What if the preferential rate on both capital gains and dividends was eliminated for all taxpayers? The recent CBO report provides needed context.  Taxing all investment income at ordinary rates would increase revenues by about .5% of GDP.  This is equal to an estimated $77 billion in 2012.  This would reduce the deficit by only 7%.  It hardly would make a dent in the deficit.  At the same time, what adverse effect would this have on investing and job creation? This is the real issue that needs to be carefully considered.

Compare this to other tax preferences in the Internal Revenue Code.  The deduction for home mortgage interest reduces tax revenues by $125 billion-almost 60% more than the preferences for all investment income. The big daddy of tax preferences is the exclusion of employer contributions for employee health care premiums.  This reduces revenues by $280 billion!  This is almost 4 times more costly than the investment income preferences.

The reality is that big revenue gains are generally only achievable by taxing those things that most people are taking advantage of.  Many more are taking advantage of mortgage interest and health care than capital gains and dividend income.  This is where the big revenue increases are.

If we really need more tax revenue so badly why are we dealing with pennies on the dollar?  Tom Hutchinson in Money News does a pretty good job of making sense out of the cents that are on the table in the "Buffett Rule".
But why is this tax such a big deal when it does so little? Given the severity of the nation's fiscal problems, the solution of simply sending the government a little bit more money is weak to say the least.

Obviously this is politics. It feels good to tax the rich. Also, many people are unaware that the new tax will do so little to help the deficit. The administration understands the pervasiveness of the false perception and intends to exploit it.

But, I believe there is something else — what I call the "beachhead" theory.

President Obama ultimately wants to raise taxes much higher, expand government much more, and redistribute wealth to an extent never before seen in this country. But, he won't dare lay his vision out for the American people. That would be political suicide. He might speak in platitudes like "fairness" or a "balanced" approach.

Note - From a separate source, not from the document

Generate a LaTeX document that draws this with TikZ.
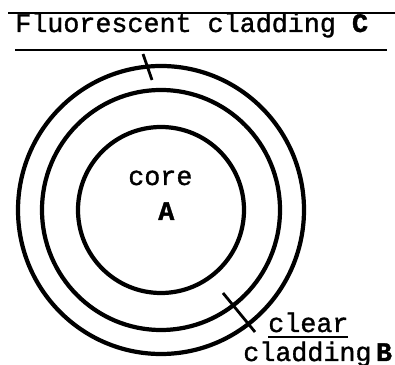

But, he wouldn't dare tip his hand on the specific policy measures he will propose in support of these lofty platitudes.

His intention is to incrementally transform the country, one falsely disguised step at a time.

Politically, he can't just raise taxes across the board. He needs to start with something much more sellable.

It's analogous to America's World War II strategy in the Pacific. Right after Pearl Harbor, we couldn't just go barreling into Tokyo. It was too well defended. We would have gotten ripped apart. Instead, we started by invading the most far flung, poorly defended territories the Japanese empire controlled. Once we seized the farthest outlying territory, we used it as a launch pad to go after the next weakest held territory, and so on.

In this case, the farthest outlier and most poorly defended in terms of tax policy is taxes on millionaires and billionaires. After all, these people only account for a tiny portion of the electorate. And, who cares if they pay more? They're rich already. But, make no mistake about it. A higher tax on millionaires won't be the end of anything, it will be just the beginning. It Congress passes this tax it will serve as a political base from which to launch more taxes.

After most people see a tax hike implemented with no detrimental effect to their finances, they will be more willing to accept new taxes. The next target will likely be the $200,000 and higher earners. Then, within a short period of time, the administration will be perfectly comfortable suggesting new taxes that it wouldn't dare suggest at this point. Eventually, all tax payers will pay more, either by a higher rate or some other backdoor method.

This new millionaires' tax may be just people who can easily afford it paying more taxes. But, it is also something much more ominous. It is the crucial first step, or launch pad, for much higher taxes for all taxpayers and wealth redistribution on a scale most have not imagined.
Those that read BeeLine regularly know that I am a strong fiscal conservative.  At the same time, I am also a pragmatist.  I have stated that I am not adverse to some tax increases if it would truly result in balancing our budget.  However, I was not born yesterday.  Any tax increases need to come only after spending cuts come first and are in the bank (not on some list for future adoption).  Taxpayers in this country (all 53% of us) need to stick together and insist that there will not be one red cent ( and almost all the cents are now red) more of taxes until we see spending cuts first.

It is much too easy to think that a tax increase is ok if it is not on you or me.  Someday soon after they get their first few cents out of the millionaires they will be coming after more...from you and me.  The nature of government is that it is never enough.  You need air to breathe and food to live.  Government needs taxes to live and to feed itself.  It is time to cut off the oxygen until government goes on a diet.